Resources to learn more
Plenty of awesome resources exist going into details on how you can implement this in practice, here are some noteworthy ones.
- Videos
- Articles / Posts
- Notebooks
- Docs
Caveats and potential issues
Eventhough lots of benefits are present for performing target encdoing there are some negatives that are worth being wary of
- It can also lead to overfitting.
- This is because the model is learning the relationship between the categorical features and the target variable, even if there is no causal relationship.
- To avoid overfitting, you could use a validation set to evaluate the performance of the model or even perform kfold target encdoing.
- The validation set should not be used to train the model, but it should be used to evaluate the performance of the model after it has been trained. If the model performs significantly better on the validation set than it does on the training set, then it is likely that the model is overfitting.
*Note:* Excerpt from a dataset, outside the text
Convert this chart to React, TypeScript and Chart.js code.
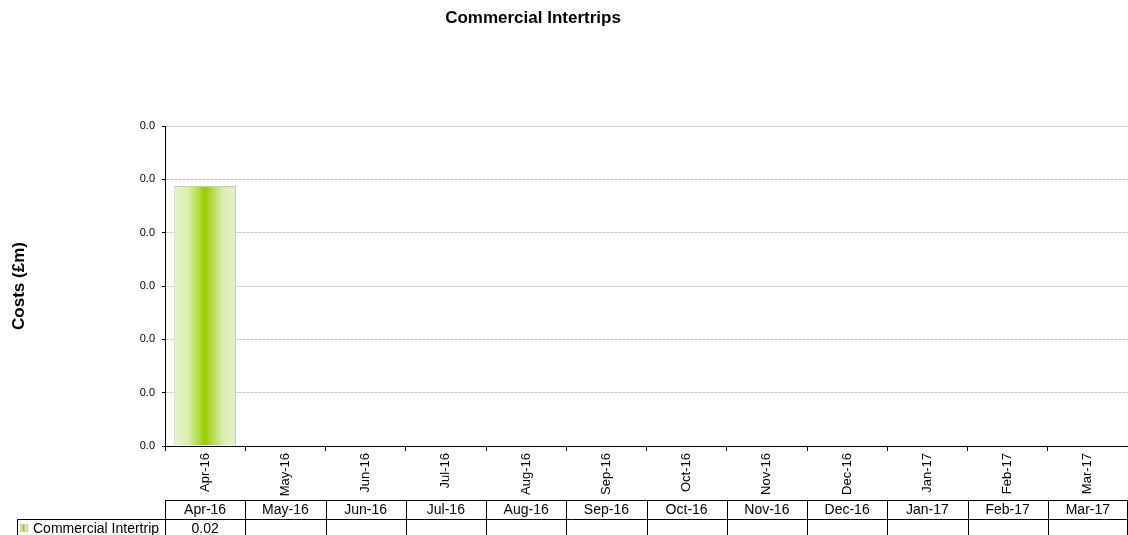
import React, { useEffect, useRef } from "react";
import { Chart, registerables } from "chart.js";

Chart.register(...registerables);

const TITLE = "Commercial Intertrips";
const Y_TITLE = "Costs (£m)";
const SERIES_NAME = "Commercial Intertrip";
const CATEGORIES = ["Apr-16", "May-16", "Jun-16", "Jul-16", "Aug-16", "Sep-16", "Oct-16", "Nov-16", "Dec-16", "Jan-17", "Feb-17", "Mar-17"];
const VALUES: (number | null)[] = [0.0195, null, null, null, null, null, null, null, null, null, null, null];
const Y_MIN = 0;
const Y_MAX = 0.024;
const Y_STEP = 0.004;

const FONT = "'Liberation Sans', Arial, sans-serif";
const BAR_PCT = 0.77;

function barGradient(c: CanvasRenderingContext2D, x0: number, x1: number) {
  const g = c.createLinearGradient(x0, 0, x1, 0);
  g.addColorStop(0, "#e9f4cf");
  g.addColorStop(0.22, "#dcedb0");
  g.addColorStop(0.4, "#addb3a");
  g.addColorStop(0.5, "#99cc00");
  g.addColorStop(0.62, "#b4dc50");
  g.addColorStop(0.8, "#dcedb4");
  g.addColorStop(1, "#e6f2cc");
  return g;
}

const titlePlugin = {
  id: "customTitle",
  afterDraw(chart: any) {
    const c = chart.ctx as CanvasRenderingContext2D;
    c.save();
    c.font = `bold 17px ${FONT}`;
    c.fillStyle = "#000";
    c.textAlign = "center";
    c.textBaseline = "middle";
    c.fillText(TITLE, 533, 18);
    c.restore();
  },
};

const tablePlugin = {
  id: "dataTable",
  afterDraw(chart: any) {
    const c = chart.ctx as CanvasRenderingContext2D;
    const xs = chart.scales.x;
    const area = chart.chartArea;
    const n = CATEGORIES.length;
    const cw = area.width / n;
    const top = area.bottom + 54;
    const rowH = 19;
    const mid = top + rowH;
    const bottom = mid + rowH;
    const legendLeft = 17;
    c.save();
    c.strokeStyle = "#000";
    c.lineWidth = 1;
    c.beginPath();
    c.moveTo(area.left, top + 0.5);
    c.lineTo(area.right, top + 0.5);
    c.moveTo(legendLeft, mid + 0.5);
    c.lineTo(area.right, mid + 0.5);
    c.moveTo(legendLeft + 0.5, mid);
    c.lineTo(legendLeft + 0.5, bottom);
    for (let i = 0; i <= n; i++) {
      let x = Math.round(area.left + i * cw) + 0.5;
      if (i === n) x = Math.min(x, area.right - 0.5);
      c.moveTo(x, top);
      c.lineTo(x, bottom);
    }
    c.moveTo(legendLeft, bottom + 0.5);
    c.lineTo(area.right, bottom + 0.5);
    c.stroke();

    c.font = `14px ${FONT}`;
    c.fillStyle = "#000";
    c.textAlign = "center";
    c.textBaseline = "middle";
    CATEGORIES.forEach((cat, i) => {
      const cx = xs.getPixelForValue(i);
      c.fillText(cat, cx, top + rowH / 2 + 1);
      const v = VALUES[i];
      if (v !== null && v !== undefined) {
        c.fillText(v.toFixed(2), cx, mid + rowH / 2 + 1);
      }
    });
    // legend marker
    c.fillStyle = barGradient(c, 20, 27);
    c.fillRect(20.5, mid + 5.5, 7, 7);
    c.strokeStyle = "#c8d0b0";
    c.strokeRect(20.5, mid + 5.5, 7, 7);
    c.fillStyle = "#000";
    c.textAlign = "left";
    c.fillText(SERIES_NAME, 33, mid + rowH / 2 + 1);
    c.restore();
  },
};

export default function App() {
  const ref = useRef<HTMLCanvasElement | null>(null);
  useEffect(() => {
    if (!ref.current) return;
    Chart.defaults.font.family = FONT;
    const chart = new Chart(ref.current, {
      type: "bar",
      data: {
        labels: CATEGORIES,
        datasets: [
          {
            label: SERIES_NAME,
            data: VALUES,
            barPercentage: BAR_PCT,
            categoryPercentage: 1,
            borderColor: "#c6cbb8",
            borderWidth: 1,
            backgroundColor: (ctx: any) => {
              const ch = ctx.chart;
              const area = ch.chartArea;
              const xs = ch.scales && ch.scales.x;
              if (!area || !xs || ctx.dataIndex === undefined) return "#99cc00";
              const cx = xs.getPixelForValue(ctx.dataIndex);
              const w = (area.width / CATEGORIES.length) * BAR_PCT;
              return barGradient(ch.ctx, cx - w / 2, cx + w / 2);
            },
          },
        ],
      },
      options: {
        animation: false,
        responsive: true,
        maintainAspectRatio: false,
        events: [],
        layout: { padding: { top: 126, right: 0, bottom: 0, left: 0 } },
        plugins: {
          legend: { display: false },
          title: { display: false },
          tooltip: { enabled: false },
        },
        scales: {
          x: {
            type: "category",
            grid: {
              display: true,
              drawOnChartArea: false,
              drawTicks: true,
              tickLength: 5,
              tickColor: "#000",
              color: "#000",
              offset: true,
            },
            border: { display: true, color: "#000", width: 1 },
            ticks: {
              autoSkip: false,
              maxRotation: 90,
              minRotation: 90,
              padding: 2,
              color: "#000",
              font: { size: 13, family: FONT },
            },
            afterFit: (scale: any) => {
              scale.height = 89;
            },
          },
          y: {
            min: Y_MIN,
            max: Y_MAX,
            ticks: {
              stepSize: Y_STEP,
              padding: 7,
              color: "#000",
              font: { size: 11, family: FONT },
              callback: (v: any) => Number(v).toFixed(1),
            },
            grid: {
              color: "#cccccc",
              lineWidth: 1,
              drawTicks: true,
              tickLength: 3,
              tickColor: "#000",
              tickBorderDash: [],
            },
            border: { display: true, color: "#000", width: 1, dash: [3, 1] },
            title: {
              display: true,
              text: Y_TITLE,
              color: "#000",
              font: { size: 17, weight: "bold", family: FONT },
              padding: { top: 9, bottom: 0 },
            },
            afterFit: (scale: any) => {
              scale.width = 165;
            },
          },
        },
      },
      plugins: [titlePlugin, tablePlugin],
    });
    return () => chart.destroy();
  }, []);
  return (
    <div style={{ position: "absolute", left: 0, top: 0, width: 1128, height: 535, background: "#fff" }}>
      <canvas ref={ref} />
    </div>
  );
}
- It can be computationally expensive.
- This is because the model needs to be trained on the entire dataset in order to calculate the mean of the target variable for each category.
- It can be sensitive to outliers.
- This is because the mean of the target variable can be significantly affected by a small number of outliers.
Overall, target encoding is a powerful feature engineering technique that can be used to improve the performance of machine learning models. However, it is important to be aware of the potential drawbacks of target encoding, such as overfitting and sensitivity to outliers.
Here are some additional tips for using target encoding effectively:
- Use a validation set to evaluate the performance of the model making sure you only fit your target encoding to your training set and transform your validation set.
- Otherwise it wouldn’t work since you would be leaking information across your various data splits (also you wouldn’t have a target column when making real predicitons)
Here are some examples of how target encoding can be used to improve the performance of machine learning models:
- In a classification problem, target encoding can be used to improve the performance of a classifier by encoding categorical features that are related to the target variable. For example, if the target variable is “customer churn,” then target encoding could be used to encode categorical features such as “customer location” and “customer age.”
- In a regression problem, target encoding can be used to improve the performance of a regressor by encoding categorical features that are related to the target variable. For example, if the target variable is “house price,” then target encoding could be used to encode categorical features such as “house location” and “house size.”
Practice example
Say you have data relating to a binary classification problem in which case your target variable would be 0 or 1. You could group based on your columns as follows (python sudo code)
# Already split datasets
df_train = pd.read_csv(file_path_to_train)
df_valid = pd.read_csv(file_path_to_valid)
df_test = pd.read_csv(file_path_to_test)
# Defining your values
w_smoothing = 15
mean_global = df_train.target.mean()
grouping_columns = list()
# Creating intermediate variables for target encoding along with final encoded column
te = df_train.groupby(grouping_columns)['target'].agg(['mean', 'count'].reset_index()
te['TE_grouping_columns'] = ((te['mean'] * te['count']) + (w_smoothing * mean_global)) / (te['count'] + w_smoothing)
# Merging columns back onto data
df_train = df_train.merge(te, on=grouping_columns, how='left')
df_valid = df_valid.merge(te, on=grouping_columns, how='left')
df_test = df_test.merge(te, on=grouping_columns, how='left')
# Filling null values if present in valid & test
df_valid['TE_grouping_columns'] = df_valid['TE_grouping_columns'].fillna(mean_global)
df_test['TE_grouping_columns'] = df_test['TE_grouping_columns'].fillna(mean_global)
It’s important to note:
- $ \omega_{\text{smoothing}}$ is picked by you, no hard and fast rule but 15-25 usually works.
- At the end you fill null values in the valid and test sets since the groupings are performing on train and therefore unique combos of the grouping might not be present in the others, in which case you use the global mean of the train set.
Another intuitive way to picture target encoding is that it is giving a model access to information in a way it may not have encountered naturally without it. If done in the above manner then the average can be thought of in a way as the “probability of getting that grouping combination” since you are normalising by the total. Thus closer the value to 1 the better $ TE_{\text{target}}\left(\text{categories}\right)$ and more weight is given to those columns.